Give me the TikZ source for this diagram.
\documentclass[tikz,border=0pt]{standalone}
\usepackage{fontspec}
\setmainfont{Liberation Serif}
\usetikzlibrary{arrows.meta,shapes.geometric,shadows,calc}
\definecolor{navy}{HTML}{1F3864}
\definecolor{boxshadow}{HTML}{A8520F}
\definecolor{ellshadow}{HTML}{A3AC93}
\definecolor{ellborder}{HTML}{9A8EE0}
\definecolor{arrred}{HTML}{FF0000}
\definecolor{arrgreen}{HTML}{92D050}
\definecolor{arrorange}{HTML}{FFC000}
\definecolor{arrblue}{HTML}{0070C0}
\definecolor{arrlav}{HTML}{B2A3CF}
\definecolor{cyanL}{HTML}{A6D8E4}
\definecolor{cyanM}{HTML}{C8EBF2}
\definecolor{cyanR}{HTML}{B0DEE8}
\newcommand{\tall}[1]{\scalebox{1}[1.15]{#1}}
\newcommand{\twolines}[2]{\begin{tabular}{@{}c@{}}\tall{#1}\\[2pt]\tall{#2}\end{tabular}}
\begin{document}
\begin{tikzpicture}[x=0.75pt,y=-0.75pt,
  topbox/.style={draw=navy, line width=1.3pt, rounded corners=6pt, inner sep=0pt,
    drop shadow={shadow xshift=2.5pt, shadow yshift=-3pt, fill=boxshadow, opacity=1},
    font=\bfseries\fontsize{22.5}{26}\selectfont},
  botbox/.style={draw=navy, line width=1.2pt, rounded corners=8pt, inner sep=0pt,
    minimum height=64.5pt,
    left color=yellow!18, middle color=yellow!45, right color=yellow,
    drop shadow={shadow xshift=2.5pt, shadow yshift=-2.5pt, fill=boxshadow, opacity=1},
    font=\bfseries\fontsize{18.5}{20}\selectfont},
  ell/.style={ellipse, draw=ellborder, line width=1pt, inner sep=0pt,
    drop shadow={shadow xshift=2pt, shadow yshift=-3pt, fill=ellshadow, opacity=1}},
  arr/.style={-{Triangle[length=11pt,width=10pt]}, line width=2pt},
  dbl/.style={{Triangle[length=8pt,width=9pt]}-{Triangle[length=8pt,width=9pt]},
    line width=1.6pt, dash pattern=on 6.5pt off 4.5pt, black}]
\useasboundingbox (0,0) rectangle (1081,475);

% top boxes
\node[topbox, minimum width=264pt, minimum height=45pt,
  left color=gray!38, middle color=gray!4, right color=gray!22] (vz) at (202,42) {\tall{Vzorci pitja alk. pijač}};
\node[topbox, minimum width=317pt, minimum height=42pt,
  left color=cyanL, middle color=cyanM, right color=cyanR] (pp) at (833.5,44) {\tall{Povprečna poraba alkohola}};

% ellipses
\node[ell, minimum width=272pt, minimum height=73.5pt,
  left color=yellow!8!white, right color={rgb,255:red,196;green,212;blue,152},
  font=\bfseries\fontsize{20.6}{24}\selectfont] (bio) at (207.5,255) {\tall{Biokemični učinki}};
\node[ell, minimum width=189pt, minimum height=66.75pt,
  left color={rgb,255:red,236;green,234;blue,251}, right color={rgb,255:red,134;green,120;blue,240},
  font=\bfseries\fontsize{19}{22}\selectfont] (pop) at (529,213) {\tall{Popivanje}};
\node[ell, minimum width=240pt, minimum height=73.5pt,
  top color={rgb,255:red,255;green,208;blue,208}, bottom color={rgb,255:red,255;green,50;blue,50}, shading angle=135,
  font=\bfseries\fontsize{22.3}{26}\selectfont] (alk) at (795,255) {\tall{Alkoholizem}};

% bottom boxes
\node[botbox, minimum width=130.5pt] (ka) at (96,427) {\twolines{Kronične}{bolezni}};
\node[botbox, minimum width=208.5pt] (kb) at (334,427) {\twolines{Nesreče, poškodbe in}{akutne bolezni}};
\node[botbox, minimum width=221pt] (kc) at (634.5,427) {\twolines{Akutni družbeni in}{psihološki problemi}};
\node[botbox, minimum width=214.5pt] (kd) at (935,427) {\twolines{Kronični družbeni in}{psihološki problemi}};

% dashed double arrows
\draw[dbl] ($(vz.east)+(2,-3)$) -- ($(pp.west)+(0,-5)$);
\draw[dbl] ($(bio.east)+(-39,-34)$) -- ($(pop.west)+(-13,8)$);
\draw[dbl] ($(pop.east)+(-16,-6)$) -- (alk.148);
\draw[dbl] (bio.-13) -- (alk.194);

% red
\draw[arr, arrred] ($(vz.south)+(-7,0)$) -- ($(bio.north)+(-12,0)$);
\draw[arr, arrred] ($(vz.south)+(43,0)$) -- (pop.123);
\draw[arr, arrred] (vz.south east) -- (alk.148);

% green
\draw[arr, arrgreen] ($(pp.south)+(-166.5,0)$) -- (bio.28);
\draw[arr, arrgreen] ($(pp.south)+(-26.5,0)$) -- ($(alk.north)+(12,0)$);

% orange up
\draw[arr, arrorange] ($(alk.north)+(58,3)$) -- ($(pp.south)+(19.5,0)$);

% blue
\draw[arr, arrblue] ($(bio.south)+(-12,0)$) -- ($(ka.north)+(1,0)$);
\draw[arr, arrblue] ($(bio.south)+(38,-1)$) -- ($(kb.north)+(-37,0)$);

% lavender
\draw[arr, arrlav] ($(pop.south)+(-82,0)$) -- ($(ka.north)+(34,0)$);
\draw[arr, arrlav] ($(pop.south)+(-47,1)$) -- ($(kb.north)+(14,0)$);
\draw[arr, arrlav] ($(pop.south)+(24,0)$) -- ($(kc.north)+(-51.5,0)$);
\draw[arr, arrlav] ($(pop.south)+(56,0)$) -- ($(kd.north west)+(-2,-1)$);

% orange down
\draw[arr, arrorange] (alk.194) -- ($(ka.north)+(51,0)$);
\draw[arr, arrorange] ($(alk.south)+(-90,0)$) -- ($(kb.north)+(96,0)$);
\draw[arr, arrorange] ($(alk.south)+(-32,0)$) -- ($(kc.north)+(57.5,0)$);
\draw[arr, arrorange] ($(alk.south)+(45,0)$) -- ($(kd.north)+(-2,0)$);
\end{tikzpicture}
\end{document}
◆ ◆ ◆
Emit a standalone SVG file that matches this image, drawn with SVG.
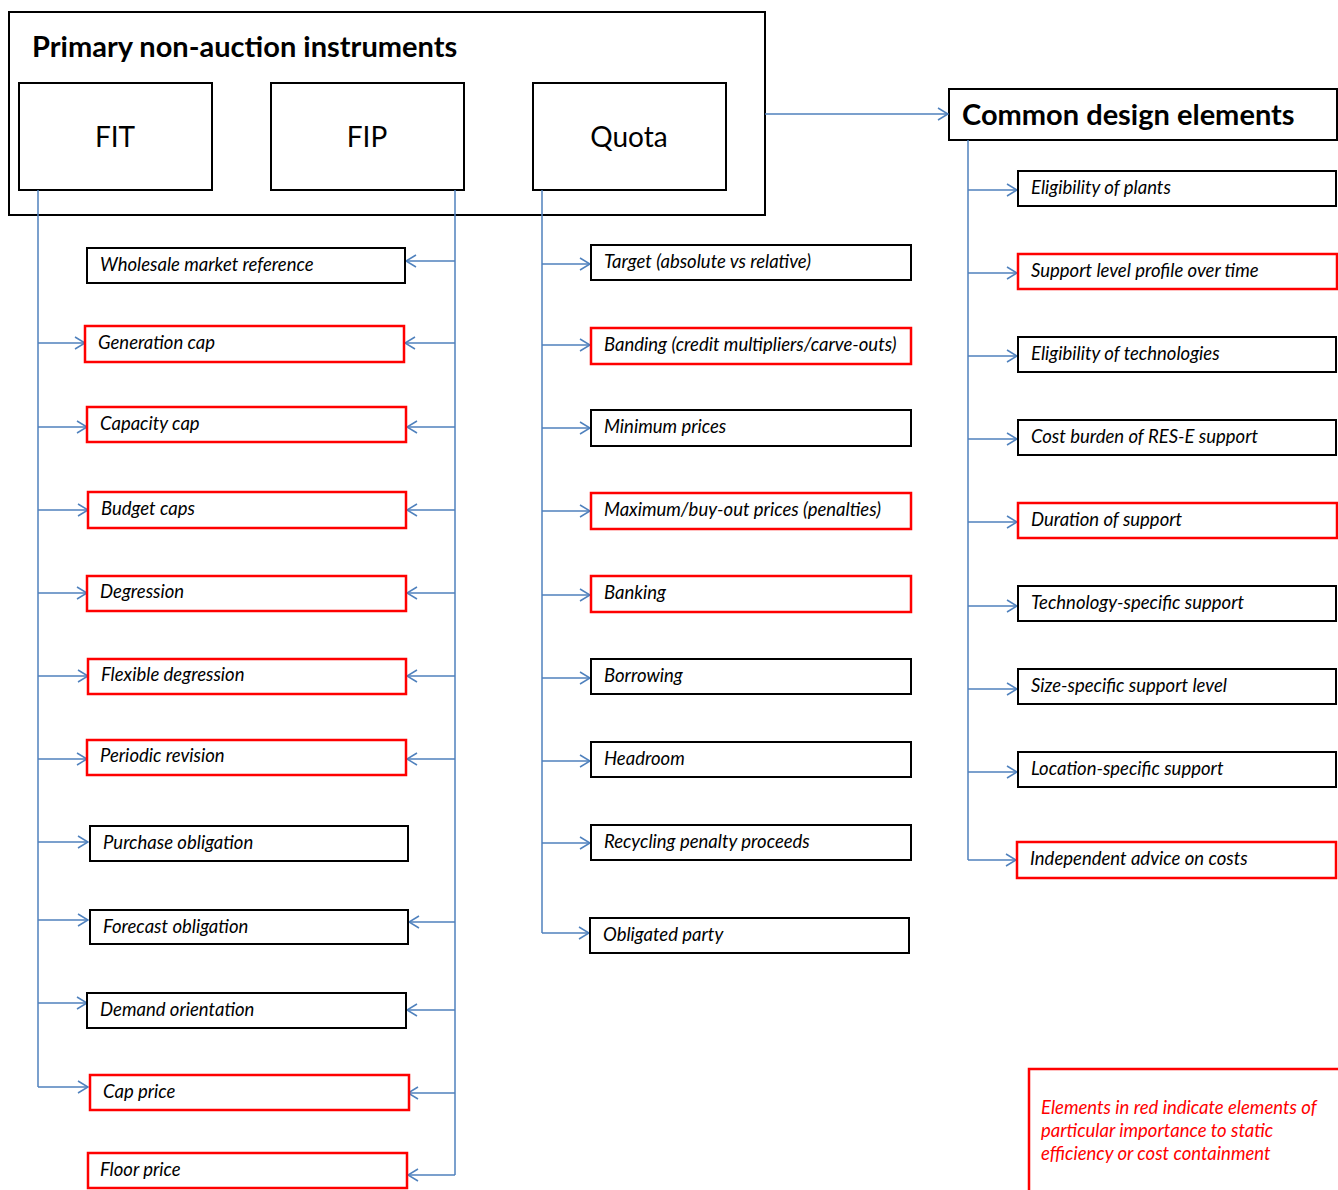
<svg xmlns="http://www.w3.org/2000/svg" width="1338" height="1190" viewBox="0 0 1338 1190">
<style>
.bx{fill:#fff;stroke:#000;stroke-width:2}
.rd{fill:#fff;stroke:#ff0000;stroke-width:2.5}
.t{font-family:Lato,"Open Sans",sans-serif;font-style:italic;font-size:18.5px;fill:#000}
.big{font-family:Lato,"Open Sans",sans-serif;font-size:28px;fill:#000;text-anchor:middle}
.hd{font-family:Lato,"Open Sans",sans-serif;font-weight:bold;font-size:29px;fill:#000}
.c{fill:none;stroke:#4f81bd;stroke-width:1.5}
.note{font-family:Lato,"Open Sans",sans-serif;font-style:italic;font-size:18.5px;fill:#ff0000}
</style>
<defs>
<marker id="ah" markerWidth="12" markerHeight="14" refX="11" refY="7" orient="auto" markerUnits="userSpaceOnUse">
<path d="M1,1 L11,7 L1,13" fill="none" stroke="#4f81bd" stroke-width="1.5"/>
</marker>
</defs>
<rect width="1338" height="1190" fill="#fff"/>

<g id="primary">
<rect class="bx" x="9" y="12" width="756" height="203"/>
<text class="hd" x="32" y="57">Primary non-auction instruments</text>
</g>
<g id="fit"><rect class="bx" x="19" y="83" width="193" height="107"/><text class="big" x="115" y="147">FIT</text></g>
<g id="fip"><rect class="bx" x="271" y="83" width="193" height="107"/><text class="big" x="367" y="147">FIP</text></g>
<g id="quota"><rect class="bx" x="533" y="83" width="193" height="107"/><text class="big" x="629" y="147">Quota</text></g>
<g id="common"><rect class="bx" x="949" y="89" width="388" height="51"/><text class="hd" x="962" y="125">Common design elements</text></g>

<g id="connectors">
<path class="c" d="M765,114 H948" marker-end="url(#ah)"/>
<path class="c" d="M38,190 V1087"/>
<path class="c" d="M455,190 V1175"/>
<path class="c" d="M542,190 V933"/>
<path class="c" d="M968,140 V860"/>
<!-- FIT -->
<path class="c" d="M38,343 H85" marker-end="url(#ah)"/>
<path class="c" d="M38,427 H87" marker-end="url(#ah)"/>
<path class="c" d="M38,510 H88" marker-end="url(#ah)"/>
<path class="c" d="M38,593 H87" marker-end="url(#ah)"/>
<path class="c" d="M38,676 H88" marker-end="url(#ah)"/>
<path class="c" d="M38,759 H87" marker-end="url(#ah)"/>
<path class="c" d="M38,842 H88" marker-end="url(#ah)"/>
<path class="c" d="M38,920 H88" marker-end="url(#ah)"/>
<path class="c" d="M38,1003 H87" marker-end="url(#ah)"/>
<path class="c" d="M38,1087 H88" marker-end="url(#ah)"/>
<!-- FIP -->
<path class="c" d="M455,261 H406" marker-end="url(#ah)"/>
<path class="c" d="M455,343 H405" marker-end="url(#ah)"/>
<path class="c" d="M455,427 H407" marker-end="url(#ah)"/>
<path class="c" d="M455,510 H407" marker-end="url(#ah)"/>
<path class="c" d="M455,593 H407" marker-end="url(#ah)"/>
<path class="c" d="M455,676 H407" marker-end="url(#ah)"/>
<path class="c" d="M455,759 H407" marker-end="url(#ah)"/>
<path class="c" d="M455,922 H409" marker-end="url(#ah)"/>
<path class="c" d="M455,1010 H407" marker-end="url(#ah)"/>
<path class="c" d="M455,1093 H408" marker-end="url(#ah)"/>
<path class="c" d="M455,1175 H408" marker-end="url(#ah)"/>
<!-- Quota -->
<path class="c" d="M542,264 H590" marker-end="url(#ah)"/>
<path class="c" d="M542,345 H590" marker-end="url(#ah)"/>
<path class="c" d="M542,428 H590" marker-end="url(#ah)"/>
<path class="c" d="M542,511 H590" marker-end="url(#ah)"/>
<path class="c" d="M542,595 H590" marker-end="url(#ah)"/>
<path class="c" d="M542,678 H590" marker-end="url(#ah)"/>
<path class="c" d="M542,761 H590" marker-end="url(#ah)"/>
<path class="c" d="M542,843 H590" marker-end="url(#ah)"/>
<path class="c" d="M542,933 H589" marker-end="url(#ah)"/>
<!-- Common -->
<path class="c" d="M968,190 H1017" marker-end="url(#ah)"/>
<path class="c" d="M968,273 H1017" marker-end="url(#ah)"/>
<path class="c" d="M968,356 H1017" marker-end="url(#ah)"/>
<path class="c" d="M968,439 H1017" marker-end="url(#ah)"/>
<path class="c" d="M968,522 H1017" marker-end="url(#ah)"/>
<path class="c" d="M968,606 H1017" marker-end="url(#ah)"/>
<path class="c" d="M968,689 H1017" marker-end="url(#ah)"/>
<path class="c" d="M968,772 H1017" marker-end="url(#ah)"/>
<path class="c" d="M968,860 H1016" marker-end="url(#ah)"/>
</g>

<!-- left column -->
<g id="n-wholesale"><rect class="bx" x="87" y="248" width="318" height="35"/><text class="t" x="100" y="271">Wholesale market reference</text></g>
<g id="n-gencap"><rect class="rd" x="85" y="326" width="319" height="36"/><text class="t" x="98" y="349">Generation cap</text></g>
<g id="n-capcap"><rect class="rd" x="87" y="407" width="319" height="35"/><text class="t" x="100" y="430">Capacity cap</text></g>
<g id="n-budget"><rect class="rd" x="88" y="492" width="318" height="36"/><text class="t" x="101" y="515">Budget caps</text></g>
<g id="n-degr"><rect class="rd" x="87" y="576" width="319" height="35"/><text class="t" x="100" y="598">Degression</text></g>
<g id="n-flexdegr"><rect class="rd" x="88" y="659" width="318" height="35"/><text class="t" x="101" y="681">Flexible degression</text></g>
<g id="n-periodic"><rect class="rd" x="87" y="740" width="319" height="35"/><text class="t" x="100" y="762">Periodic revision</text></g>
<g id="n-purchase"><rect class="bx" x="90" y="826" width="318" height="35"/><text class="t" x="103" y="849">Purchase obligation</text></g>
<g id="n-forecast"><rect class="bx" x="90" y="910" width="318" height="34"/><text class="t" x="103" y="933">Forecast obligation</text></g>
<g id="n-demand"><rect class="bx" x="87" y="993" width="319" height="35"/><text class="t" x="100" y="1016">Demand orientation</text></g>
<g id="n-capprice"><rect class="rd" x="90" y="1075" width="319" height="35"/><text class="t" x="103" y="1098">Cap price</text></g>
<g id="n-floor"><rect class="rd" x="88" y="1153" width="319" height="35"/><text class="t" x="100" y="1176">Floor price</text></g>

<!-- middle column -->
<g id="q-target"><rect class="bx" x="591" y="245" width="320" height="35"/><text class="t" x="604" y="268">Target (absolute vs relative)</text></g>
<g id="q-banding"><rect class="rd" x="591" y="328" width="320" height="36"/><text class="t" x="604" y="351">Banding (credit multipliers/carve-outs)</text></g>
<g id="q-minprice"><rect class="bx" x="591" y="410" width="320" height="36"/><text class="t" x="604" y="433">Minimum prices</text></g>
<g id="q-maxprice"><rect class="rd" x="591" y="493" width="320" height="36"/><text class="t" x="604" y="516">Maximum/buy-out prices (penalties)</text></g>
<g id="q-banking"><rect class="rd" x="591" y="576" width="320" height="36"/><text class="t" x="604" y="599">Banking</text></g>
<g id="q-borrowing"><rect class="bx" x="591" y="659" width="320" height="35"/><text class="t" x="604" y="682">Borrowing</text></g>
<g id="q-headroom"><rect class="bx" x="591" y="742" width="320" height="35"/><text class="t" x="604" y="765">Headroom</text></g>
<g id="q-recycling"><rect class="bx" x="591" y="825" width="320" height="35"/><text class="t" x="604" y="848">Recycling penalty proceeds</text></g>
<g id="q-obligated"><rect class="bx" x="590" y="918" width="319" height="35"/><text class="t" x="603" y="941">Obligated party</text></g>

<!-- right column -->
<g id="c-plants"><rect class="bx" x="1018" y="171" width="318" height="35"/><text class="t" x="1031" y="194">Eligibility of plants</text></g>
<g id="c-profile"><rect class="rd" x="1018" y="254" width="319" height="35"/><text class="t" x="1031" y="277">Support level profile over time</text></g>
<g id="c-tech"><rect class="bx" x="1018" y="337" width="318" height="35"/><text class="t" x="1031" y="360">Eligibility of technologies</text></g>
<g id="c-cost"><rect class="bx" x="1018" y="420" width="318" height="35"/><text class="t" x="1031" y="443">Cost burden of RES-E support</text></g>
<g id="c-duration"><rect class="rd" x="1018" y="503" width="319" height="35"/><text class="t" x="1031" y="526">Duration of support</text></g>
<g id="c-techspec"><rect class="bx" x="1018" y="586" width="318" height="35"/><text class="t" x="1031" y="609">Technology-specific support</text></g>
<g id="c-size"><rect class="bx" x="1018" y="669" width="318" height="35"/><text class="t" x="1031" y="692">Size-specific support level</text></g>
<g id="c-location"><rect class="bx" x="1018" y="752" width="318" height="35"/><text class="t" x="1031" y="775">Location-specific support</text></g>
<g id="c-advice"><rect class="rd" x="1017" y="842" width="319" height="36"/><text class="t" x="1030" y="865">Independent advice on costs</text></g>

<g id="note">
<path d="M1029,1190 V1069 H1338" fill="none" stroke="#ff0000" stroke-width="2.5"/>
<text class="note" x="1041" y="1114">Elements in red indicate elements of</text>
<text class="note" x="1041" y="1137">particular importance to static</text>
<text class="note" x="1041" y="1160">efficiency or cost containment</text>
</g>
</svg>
◆ ◆ ◆
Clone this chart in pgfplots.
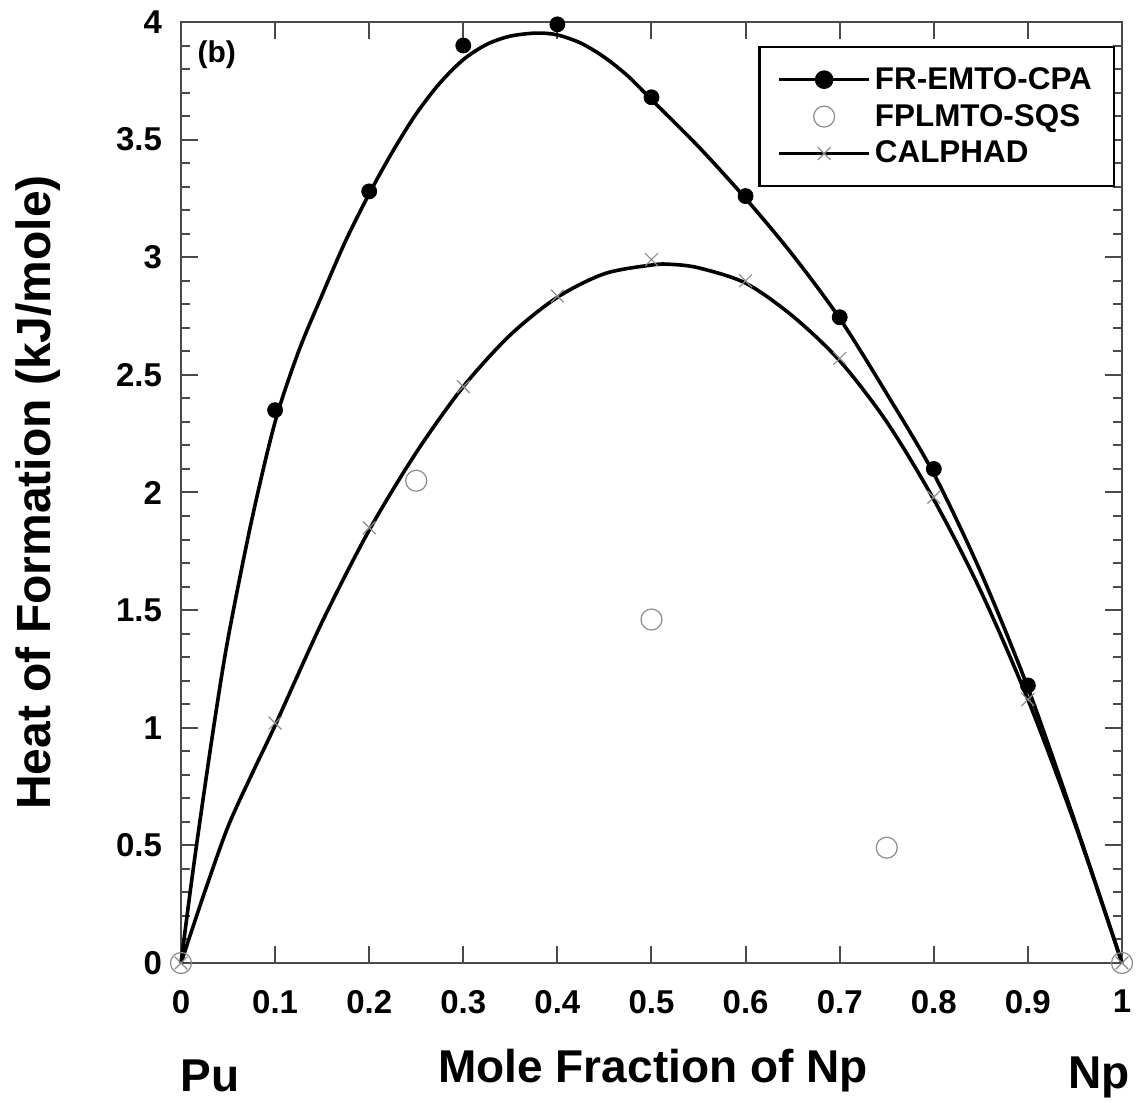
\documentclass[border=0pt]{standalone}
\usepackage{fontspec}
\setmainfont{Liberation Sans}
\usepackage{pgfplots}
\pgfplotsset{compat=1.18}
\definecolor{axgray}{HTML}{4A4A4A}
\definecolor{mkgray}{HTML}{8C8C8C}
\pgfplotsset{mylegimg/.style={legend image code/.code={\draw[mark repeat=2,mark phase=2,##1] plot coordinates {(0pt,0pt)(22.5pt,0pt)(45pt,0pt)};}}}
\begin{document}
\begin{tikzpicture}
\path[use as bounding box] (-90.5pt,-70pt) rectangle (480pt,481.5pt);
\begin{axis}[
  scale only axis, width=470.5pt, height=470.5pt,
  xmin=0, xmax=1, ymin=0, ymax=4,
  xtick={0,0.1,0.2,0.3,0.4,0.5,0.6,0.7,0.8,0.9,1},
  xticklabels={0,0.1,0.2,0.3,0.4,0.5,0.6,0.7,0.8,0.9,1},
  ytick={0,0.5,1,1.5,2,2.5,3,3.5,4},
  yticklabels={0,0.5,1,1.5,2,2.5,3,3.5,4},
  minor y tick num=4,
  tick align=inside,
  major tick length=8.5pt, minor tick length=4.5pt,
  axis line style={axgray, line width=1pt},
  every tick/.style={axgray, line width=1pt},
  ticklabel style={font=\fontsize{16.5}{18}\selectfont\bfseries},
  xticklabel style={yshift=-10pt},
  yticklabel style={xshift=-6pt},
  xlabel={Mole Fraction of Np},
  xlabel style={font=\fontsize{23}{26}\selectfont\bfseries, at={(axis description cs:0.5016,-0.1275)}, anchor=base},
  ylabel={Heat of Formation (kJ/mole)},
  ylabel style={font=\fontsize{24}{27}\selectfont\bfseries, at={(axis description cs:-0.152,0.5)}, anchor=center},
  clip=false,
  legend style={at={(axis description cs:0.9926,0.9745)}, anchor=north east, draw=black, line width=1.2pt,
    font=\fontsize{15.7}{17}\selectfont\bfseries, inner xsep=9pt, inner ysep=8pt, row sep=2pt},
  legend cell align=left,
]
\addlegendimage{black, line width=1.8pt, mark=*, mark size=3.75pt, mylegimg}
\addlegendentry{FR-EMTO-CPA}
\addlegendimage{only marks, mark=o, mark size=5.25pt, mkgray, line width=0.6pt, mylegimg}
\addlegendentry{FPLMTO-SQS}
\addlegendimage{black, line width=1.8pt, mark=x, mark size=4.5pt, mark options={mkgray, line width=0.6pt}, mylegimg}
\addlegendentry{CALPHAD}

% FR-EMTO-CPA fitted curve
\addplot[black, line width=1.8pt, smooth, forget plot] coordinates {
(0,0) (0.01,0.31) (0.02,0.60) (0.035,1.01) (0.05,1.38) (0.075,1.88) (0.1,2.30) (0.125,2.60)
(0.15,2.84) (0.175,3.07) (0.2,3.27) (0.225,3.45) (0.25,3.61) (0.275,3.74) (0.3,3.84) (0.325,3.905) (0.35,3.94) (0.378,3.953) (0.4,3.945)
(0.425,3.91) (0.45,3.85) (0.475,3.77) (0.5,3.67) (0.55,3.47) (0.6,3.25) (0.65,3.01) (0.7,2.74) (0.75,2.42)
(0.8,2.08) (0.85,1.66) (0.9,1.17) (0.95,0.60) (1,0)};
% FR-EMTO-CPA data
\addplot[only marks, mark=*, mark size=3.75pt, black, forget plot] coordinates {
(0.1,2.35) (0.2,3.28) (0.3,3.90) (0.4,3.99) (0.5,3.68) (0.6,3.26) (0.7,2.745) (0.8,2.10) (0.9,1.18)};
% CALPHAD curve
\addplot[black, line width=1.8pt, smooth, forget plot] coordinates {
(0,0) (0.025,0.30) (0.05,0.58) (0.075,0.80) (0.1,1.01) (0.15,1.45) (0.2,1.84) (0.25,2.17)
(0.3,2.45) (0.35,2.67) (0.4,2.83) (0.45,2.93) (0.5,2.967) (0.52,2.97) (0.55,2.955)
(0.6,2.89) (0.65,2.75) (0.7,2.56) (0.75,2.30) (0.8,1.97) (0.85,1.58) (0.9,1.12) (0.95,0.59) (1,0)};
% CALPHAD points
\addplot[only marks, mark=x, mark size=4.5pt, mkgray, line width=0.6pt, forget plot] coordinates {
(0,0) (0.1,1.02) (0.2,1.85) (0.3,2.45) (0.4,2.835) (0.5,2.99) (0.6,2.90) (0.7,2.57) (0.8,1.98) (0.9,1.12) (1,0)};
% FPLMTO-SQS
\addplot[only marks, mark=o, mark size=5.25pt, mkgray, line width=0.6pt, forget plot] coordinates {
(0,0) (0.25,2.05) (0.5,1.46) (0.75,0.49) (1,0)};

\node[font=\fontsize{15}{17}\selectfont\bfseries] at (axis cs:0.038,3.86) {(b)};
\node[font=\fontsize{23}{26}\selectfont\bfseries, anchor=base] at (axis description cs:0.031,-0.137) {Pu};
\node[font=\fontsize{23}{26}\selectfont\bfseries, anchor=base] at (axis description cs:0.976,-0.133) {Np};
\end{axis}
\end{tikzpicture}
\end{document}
◆ ◆ ◆
Pick out all the lines with the word "standalone" in them and copy them.

* _OUTPUT BELOW_
\documentclass[tikz,border=0pt]{standalone}
Emit a standalone SVG file that matches this image, drawn with SVG.
\documentclass[border=0pt]{standalone}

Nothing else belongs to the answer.